Start Given information
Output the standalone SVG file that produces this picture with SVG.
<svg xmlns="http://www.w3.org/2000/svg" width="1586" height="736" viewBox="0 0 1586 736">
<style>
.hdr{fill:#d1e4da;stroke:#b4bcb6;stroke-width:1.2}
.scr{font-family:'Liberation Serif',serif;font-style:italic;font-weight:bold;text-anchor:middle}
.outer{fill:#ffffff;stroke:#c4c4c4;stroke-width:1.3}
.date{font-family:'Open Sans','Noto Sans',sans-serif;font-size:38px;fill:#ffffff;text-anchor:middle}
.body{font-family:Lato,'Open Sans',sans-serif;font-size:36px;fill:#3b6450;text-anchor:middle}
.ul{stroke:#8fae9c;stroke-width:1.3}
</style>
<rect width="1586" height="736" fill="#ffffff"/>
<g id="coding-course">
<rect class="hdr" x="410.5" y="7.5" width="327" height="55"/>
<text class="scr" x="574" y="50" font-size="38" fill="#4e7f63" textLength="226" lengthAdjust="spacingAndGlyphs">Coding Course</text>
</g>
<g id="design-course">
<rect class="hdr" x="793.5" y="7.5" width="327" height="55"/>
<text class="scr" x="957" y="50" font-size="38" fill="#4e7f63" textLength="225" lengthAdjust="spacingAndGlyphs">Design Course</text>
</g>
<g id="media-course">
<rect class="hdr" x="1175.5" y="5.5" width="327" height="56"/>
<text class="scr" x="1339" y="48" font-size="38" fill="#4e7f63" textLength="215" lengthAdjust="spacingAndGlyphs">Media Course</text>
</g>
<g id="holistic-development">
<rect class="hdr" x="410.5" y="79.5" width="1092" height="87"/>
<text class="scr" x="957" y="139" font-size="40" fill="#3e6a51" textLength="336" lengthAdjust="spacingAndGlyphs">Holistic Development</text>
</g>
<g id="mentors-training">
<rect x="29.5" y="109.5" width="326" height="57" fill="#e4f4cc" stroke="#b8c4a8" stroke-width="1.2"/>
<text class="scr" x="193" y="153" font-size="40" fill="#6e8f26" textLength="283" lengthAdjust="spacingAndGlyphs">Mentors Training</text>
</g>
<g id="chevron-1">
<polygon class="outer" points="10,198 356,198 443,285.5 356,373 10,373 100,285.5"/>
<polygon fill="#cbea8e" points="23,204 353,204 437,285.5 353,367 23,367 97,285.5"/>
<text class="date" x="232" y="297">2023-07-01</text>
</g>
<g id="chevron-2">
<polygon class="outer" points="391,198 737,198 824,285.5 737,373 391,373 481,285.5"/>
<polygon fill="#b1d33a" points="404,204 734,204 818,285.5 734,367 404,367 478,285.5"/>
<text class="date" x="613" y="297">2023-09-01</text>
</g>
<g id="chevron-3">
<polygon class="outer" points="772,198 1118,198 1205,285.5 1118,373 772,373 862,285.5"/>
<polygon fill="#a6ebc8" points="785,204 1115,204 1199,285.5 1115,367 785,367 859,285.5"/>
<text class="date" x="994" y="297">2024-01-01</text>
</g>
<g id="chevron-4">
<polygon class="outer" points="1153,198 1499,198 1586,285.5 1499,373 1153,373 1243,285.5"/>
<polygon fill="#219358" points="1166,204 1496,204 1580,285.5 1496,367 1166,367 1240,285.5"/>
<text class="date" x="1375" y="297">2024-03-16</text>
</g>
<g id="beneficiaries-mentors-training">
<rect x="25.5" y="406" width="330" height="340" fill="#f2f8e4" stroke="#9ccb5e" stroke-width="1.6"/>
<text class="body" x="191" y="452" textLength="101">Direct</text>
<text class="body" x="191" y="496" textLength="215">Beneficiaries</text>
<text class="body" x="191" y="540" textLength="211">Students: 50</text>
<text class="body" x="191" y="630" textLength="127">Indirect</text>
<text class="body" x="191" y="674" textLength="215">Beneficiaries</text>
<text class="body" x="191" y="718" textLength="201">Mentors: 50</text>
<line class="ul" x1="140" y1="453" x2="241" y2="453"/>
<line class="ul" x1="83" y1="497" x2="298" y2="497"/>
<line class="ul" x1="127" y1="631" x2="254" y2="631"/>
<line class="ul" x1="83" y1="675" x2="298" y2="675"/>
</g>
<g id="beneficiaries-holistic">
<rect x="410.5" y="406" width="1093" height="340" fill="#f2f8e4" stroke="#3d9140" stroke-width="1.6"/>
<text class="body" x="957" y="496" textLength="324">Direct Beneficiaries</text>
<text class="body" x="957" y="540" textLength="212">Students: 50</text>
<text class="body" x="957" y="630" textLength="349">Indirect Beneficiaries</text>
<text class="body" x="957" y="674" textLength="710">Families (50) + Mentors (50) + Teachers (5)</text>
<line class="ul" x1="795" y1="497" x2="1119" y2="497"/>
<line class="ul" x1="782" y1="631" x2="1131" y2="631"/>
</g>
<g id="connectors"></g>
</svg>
End Given information
- To do -
Take the material above and return all of it exactly.

- Task output -
Output the standalone SVG file that produces this picture with SVG.
<svg xmlns="http://www.w3.org/2000/svg" width="1586" height="736" viewBox="0 0 1586 736">
<style>
.hdr{fill:#d1e4da;stroke:#b4bcb6;stroke-width:1.2}
.scr{font-family:'Liberation Serif',serif;font-style:italic;font-weight:bold;text-anchor:middle}
.outer{fill:#ffffff;stroke:#c4c4c4;stroke-width:1.3}
.date{font-family:'Open Sans','Noto Sans',sans-serif;font-size:38px;fill:#ffffff;text-anchor:middle}
.body{font-family:Lato,'Open Sans',sans-serif;font-size:36px;fill:#3b6450;text-anchor:middle}
.ul{stroke:#8fae9c;stroke-width:1.3}
</style>
<rect width="1586" height="736" fill="#ffffff"/>
<g id="coding-course">
<rect class="hdr" x="410.5" y="7.5" width="327" height="55"/>
<text class="scr" x="574" y="50" font-size="38" fill="#4e7f63" textLength="226" lengthAdjust="spacingAndGlyphs">Coding Course</text>
</g>
<g id="design-course">
<rect class="hdr" x="793.5" y="7.5" width="327" height="55"/>
<text class="scr" x="957" y="50" font-size="38" fill="#4e7f63" textLength="225" lengthAdjust="spacingAndGlyphs">Design Course</text>
</g>
<g id="media-course">
<rect class="hdr" x="1175.5" y="5.5" width="327" height="56"/>
<text class="scr" x="1339" y="48" font-size="38" fill="#4e7f63" textLength="215" lengthAdjust="spacingAndGlyphs">Media Course</text>
</g>
<g id="holistic-development">
<rect class="hdr" x="410.5" y="79.5" width="1092" height="87"/>
<text class="scr" x="957" y="139" font-size="40" fill="#3e6a51" textLength="336" lengthAdjust="spacingAndGlyphs">Holistic Development</text>
</g>
<g id="mentors-training">
<rect x="29.5" y="109.5" width="326" height="57" fill="#e4f4cc" stroke="#b8c4a8" stroke-width="1.2"/>
<text class="scr" x="193" y="153" font-size="40" fill="#6e8f26" textLength="283" lengthAdjust="spacingAndGlyphs">Mentors Training</text>
</g>
<g id="chevron-1">
<polygon class="outer" points="10,198 356,198 443,285.5 356,373 10,373 100,285.5"/>
<polygon fill="#cbea8e" points="23,204 353,204 437,285.5 353,367 23,367 97,285.5"/>
<text class="date" x="232" y="297">2023-07-01</text>
</g>
<g id="chevron-2">
<polygon class="outer" points="391,198 737,198 824,285.5 737,373 391,373 481,285.5"/>
<polygon fill="#b1d33a" points="404,204 734,204 818,285.5 734,367 404,367 478,285.5"/>
<text class="date" x="613" y="297">2023-09-01</text>
</g>
<g id="chevron-3">
<polygon class="outer" points="772,198 1118,198 1205,285.5 1118,373 772,373 862,285.5"/>
<polygon fill="#a6ebc8" points="785,204 1115,204 1199,285.5 1115,367 785,367 859,285.5"/>
<text class="date" x="994" y="297">2024-01-01</text>
</g>
<g id="chevron-4">
<polygon class="outer" points="1153,198 1499,198 1586,285.5 1499,373 1153,373 1243,285.5"/>
<polygon fill="#219358" points="1166,204 1496,204 1580,285.5 1496,367 1166,367 1240,285.5"/>
<text class="date" x="1375" y="297">2024-03-16</text>
</g>
<g id="beneficiaries-mentors-training">
<rect x="25.5" y="406" width="330" height="340" fill="#f2f8e4" stroke="#9ccb5e" stroke-width="1.6"/>
<text class="body" x="191" y="452" textLength="101">Direct</text>
<text class="body" x="191" y="496" textLength="215">Beneficiaries</text>
<text class="body" x="191" y="540" textLength="211">Students: 50</text>
<text class="body" x="191" y="630" textLength="127">Indirect</text>
<text class="body" x="191" y="674" textLength="215">Beneficiaries</text>
<text class="body" x="191" y="718" textLength="201">Mentors: 50</text>
<line class="ul" x1="140" y1="453" x2="241" y2="453"/>
<line class="ul" x1="83" y1="497" x2="298" y2="497"/>
<line class="ul" x1="127" y1="631" x2="254" y2="631"/>
<line class="ul" x1="83" y1="675" x2="298" y2="675"/>
</g>
<g id="beneficiaries-holistic">
<rect x="410.5" y="406" width="1093" height="340" fill="#f2f8e4" stroke="#3d9140" stroke-width="1.6"/>
<text class="body" x="957" y="496" textLength="324">Direct Beneficiaries</text>
<text class="body" x="957" y="540" textLength="212">Students: 50</text>
<text class="body" x="957" y="630" textLength="349">Indirect Beneficiaries</text>
<text class="body" x="957" y="674" textLength="710">Families (50) + Mentors (50) + Teachers (5)</text>
<line class="ul" x1="795" y1="497" x2="1119" y2="497"/>
<line class="ul" x1="782" y1="631" x2="1131" y2="631"/>
</g>
<g id="connectors"></g>
</svg>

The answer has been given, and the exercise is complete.